The state budget process is cyclical. Decisions are made throughout the year.
State departments and agencies develop baseline budgets to maintain existing service levels in the upcoming fiscal year and may prepare “budget change proposals” intended to alter service levels. The DOF review these documents.
Following a series of meetings within the governor’s administration, the governor makes final decisions and the DOF prepares the proposed budget for release in January.
Independent of the governor, legislative leaders their budget priorities for the upcoming fiscal year.
The governor releases the proposed budget for the upcoming fiscal year.
January to Mid-May
Budget committees and their subcommittees hold dozens of headings to review the governor’s proposals and make initial decisions.
Mid-May to June
The governor releases the May Revision by May 14.
Each house of the Legislature then finalizes its version of the budget.
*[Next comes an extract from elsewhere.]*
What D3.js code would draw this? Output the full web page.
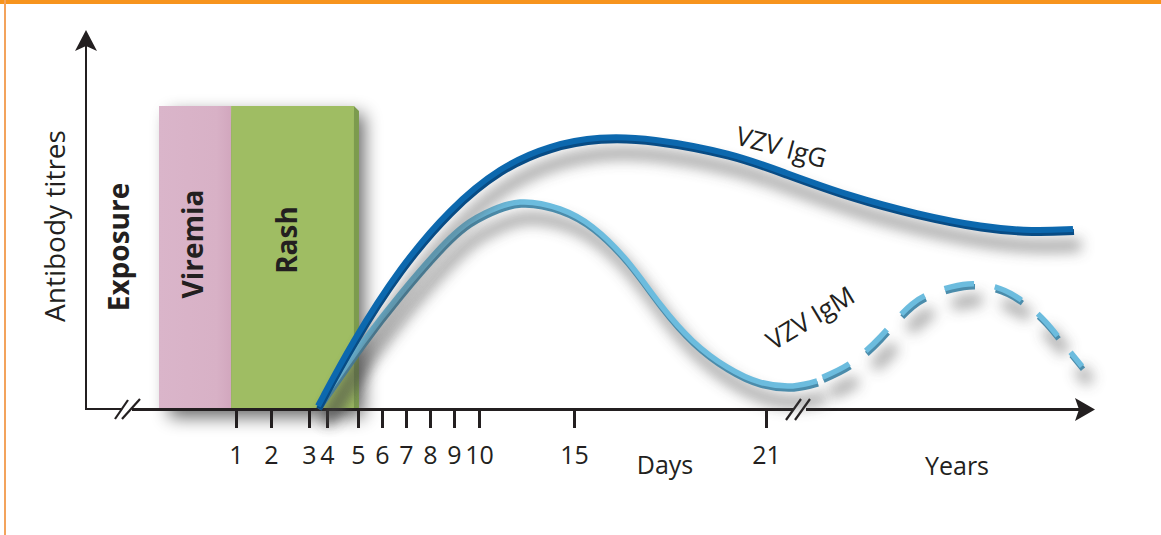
<!DOCTYPE html>
<html>
<head>
<meta charset="utf-8">
<script src="https://cdn.jsdelivr.net/npm/d3@7"></script>
<style>
  html, body { margin: 0; padding: 0; background: #fff; }
  svg { display: block; font-family: "Open Sans", "Noto Sans", sans-serif; }
</style>
</head>
<body>
<div id="chart"></div>
<script>
// Data
const dayTicks = [1, 2, 3, 4, 5, 6, 7, 8, 9, 10, 15, 21];
const phaseNames = ['Viremia', 'Rash'];
const phaseStart = [-1.2, 0.86];   // days
const phaseEnd = [0.86, 4.87];     // days

// [day, titre] then [year, titre]
const iggDays = [[3.5, 0.8], [4.81, 17.7], [6.75, 37.5], [8.83, 53], [11.1, 63.9], [13.74, 69.7],
  [15.81, 72], [17.38, 71.6], [19.97, 67.5], [21.53, 62.6]];
const iggYears = [[1.67, 56.2], [3.9, 51.5], [6.1, 48], [7.77, 47], [9.1, 47.5]];

const igmDays = [[3.5, 0.8], [5.21, 17.7], [6.75, 30.3], [8.83, 45.1], [10.32, 51.7], [12.16, 54.6],
  [14.26, 52.8], [15.59, 48], [16.66, 39.1], [17.69, 27.7], [18.72, 17.9], [19.78, 11.1],
  [20.81, 7.1], [21.84, 6.1]];
const igmYears = [[0.57, 7.4]];
const igmLater = [[0.75, 8.4], [1.67, 12.1], [2.67, 19], [3.73, 27.7], [4.67, 31.4], [5.6, 33],
  [6.5, 32.2], [7.33, 29], [8.17, 23.2], [8.77, 17.4], [9.4, 11.3]];

const W = 1161, H = 535;
const ink = '#231f20';

// Scales: the day axis of the schematic is not linear, so a piecewise scale
const xDays = d3.scaleLinear()
    .domain(dayTicks)
    .range([236, 271, 309, 327, 358, 382, 406, 430, 454, 479, 574, 766]);
const xYears = d3.scaleLinear().domain([0, 10]).range([800, 1100]);
const y = d3.scaleLinear().domain([0, 100]).range([409, 30]);

const svg = d3.select('#chart').append('svg')
    .attr('width', W)
    .attr('height', H);

const defs = svg.append('defs');
function blurFilter(id, sd) {
    defs.append('filter')
        .attr('id', id)
        .attr('filterUnits', 'userSpaceOnUse')
        .attr('x', 0).attr('y', 0).attr('width', W).attr('height', H)
        .append('feGaussianBlur').attr('stdDeviation', sd);
}
blurFilter('soft', 7);
blurFilter('boxsoft', 9);

const pinkGrad = defs.append('linearGradient').attr('id', 'pink');
pinkGrad.append('stop').attr('offset', '0%').attr('stop-color', '#dab5ca');
pinkGrad.append('stop').attr('offset', '80%').attr('stop-color', '#d8b1c6');
pinkGrad.append('stop').attr('offset', '100%').attr('stop-color', '#d2a7be');

// Orange frame
svg.append('rect').attr('x', 0).attr('y', 0).attr('width', W).attr('height', 4).attr('fill', '#f7941d');
svg.append('rect').attr('x', 4).attr('y', 0).attr('width', 2).attr('height', H).attr('fill', '#f3a35c');

// Phase boxes
const boxTop = 106;
const x0 = xDays(phaseStart[0]), x1 = xDays(phaseEnd[1]);
svg.append('rect')
    .attr('x', x0 + 10).attr('y', boxTop + 8)
    .attr('width', x1 - x0).attr('height', y(0) - boxTop)
    .attr('fill', '#000').attr('opacity', 0.6)
    .attr('filter', 'url(#boxsoft)');

const phaseFill = ['url(#pink)', '#9fbd63'];
svg.selectAll('.phase')
    .data(phaseNames)
    .join('rect')
    .attr('class', 'phase')
    .attr('x', (d, i) => xDays(phaseStart[i]))
    .attr('y', boxTop)
    .attr('width', (d, i) => xDays(phaseEnd[i]) - xDays(phaseStart[i]))
    .attr('height', y(0) - boxTop)
    .attr('fill', (d, i) => phaseFill[i]);

// 3D side of the rash box
svg.append('path')
    .attr('d', `M${x1},${boxTop} L${x1 + 5},${boxTop + 5} L${x1 + 5},${y(0)} L${x1},${y(0)} Z`)
    .attr('fill', '#7c9b4e');

// Axes
svg.append('line')
    .attr('x1', 86).attr('y1', y(0)).attr('x2', 86).attr('y2', 46)
    .attr('stroke', ink).attr('stroke-width', 2);
svg.append('path')
    .attr('d', 'M86,30 L75,51 L86,46 L97,51 Z')
    .attr('fill', ink);
svg.append('line')
    .attr('x1', 85).attr('y1', y(0)).attr('x2', 121).attr('y2', y(0))
    .attr('stroke', ink).attr('stroke-width', 2);
svg.append('line')
    .attr('x1', 132).attr('y1', y(0) + 0.5).attr('x2', 793).attr('y2', y(0) + 0.5)
    .attr('stroke', ink).attr('stroke-width', 3);
svg.append('line')
    .attr('x1', 806).attr('y1', y(0) + 0.5).attr('x2', 1080).attr('y2', y(0) + 0.5)
    .attr('stroke', ink).attr('stroke-width', 3);
svg.append('path')
    .attr('d', `M1095,${y(0) + 0.5} L1075,${y(0) - 11} L1079,${y(0) + 0.5} L1075,${y(0) + 12} Z`)
    .attr('fill', ink);

// axis breaks
const breaks = [[115, 419, 128, 400], [122, 419, 140, 399], [786, 420, 801, 399], [795, 420, 810, 399]];
svg.selectAll('.brk')
    .data(breaks)
    .join('line')
    .attr('class', 'brk')
    .attr('x1', d => d[0]).attr('y1', d => d[1])
    .attr('x2', d => d[2]).attr('y2', d => d[3])
    .attr('stroke', ink).attr('stroke-width', 2.2);

const xAxis = d3.axisBottom(xDays)
    .tickValues(dayTicks)
    .tickSize(18)
    .tickPadding(18)
    .tickFormat(d3.format('d'));

const gx = svg.append('g')
    .attr('transform', `translate(0,${y(0) + 1})`)
    .call(xAxis)
    .attr('font-family', null)
    .attr('font-size', 25)
    .attr('color', ink);
gx.select('.domain').remove();
gx.selectAll('.tick line').attr('stroke-width', 3);

// Curves
const lineFor = curve => d3.line()
    .x(p => p[0])
    .y(p => p[1])
    .curve(curve);

const toPx = (arr, xs) => arr.map(([t, v]) => [xs(t), y(v)]);

const iggPts = [...toPx(iggDays, xDays), ...toPx(iggYears, xYears)];
const igmPts = [...toPx(igmDays, xDays), ...toPx(igmYears, xYears)];
const igmDashPts = toPx(igmLater, xYears);

function ribbon(pts, curve, top, side, w, dash) {
    const d = lineFor(curve)(pts);
    svg.append('path')
        .attr('d', d)
        .attr('transform', 'translate(8,16)')
        .attr('fill', 'none')
        .attr('stroke', '#444')
        .attr('stroke-width', w + 6)
        .attr('stroke-dasharray', dash)
        .attr('opacity', 0.5)
        .attr('filter', 'url(#soft)');
    svg.append('path')
        .attr('d', d)
        .attr('transform', 'translate(1,3)')
        .attr('fill', 'none')
        .attr('stroke', side)
        .attr('stroke-width', w)
        .attr('stroke-dasharray', dash);
    svg.append('path')
        .attr('d', d)
        .attr('fill', 'none')
        .attr('stroke', top)
        .attr('stroke-width', w)
        .attr('stroke-dasharray', dash);
}

ribbon(igmPts, d3.curveNatural, '#6cbcde', '#4b8cab', 5.5, null);
ribbon(igmDashPts, d3.curveNatural, '#6cbcde', '#4b8cab', 5.5, '30,21');
ribbon(iggPts, d3.curveBasis, '#0c68ae', '#084c85', 6, null);

// Labels
function label(txt, x, yy, rot, size, weight) {
    svg.append('text')
        .attr('transform', `translate(${x},${yy}) rotate(${rot})`)
        .attr('text-anchor', 'middle')
        .attr('font-size', size)
        .attr('font-weight', weight || 'normal')
        .attr('fill', ink)
        .text(txt);
}

label('Antibody titres', 65, 226, -90, 28);
label('Exposure', 129, 247, -90, 28, 'bold');
label(phaseNames[0], 203, 244, -90, 28, 'bold');
label(phaseNames[1], 297, 240, -90, 28, 'bold');
label('VZV IgG', 779, 156, 15, 26);
label('VZV IgM', 815, 326, -31, 26);
label('Days', 665, 474, 0, 25);
label('Years', 957, 475, 0, 25);
</script>
</body>
</html>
A legislative conference committee may meet to resolve differences.
Legislative leaders and the governor meet to address outstanding issues.
The constitutional deadline for lawmakers to pass the budget bill.
This deadline does not apply to budget-related bills, which can be passed at any time.
The new fiscal year begins.
The governor may sign the budget bill and budget-related bills — as well as issue vetoes — by this date.
July and Beyond
The Legislature may pass, by a simple majority vote, amendments that change the spending levels in the adopted budget bill.
Lawmakers also may pass additional budget-related bills, thus increasing the size and scope of the original budget package.
State departments and agencies develop baseline budgets and budget change proposals for the following fiscal year and submit them to the DOF, starting the state budget process anew.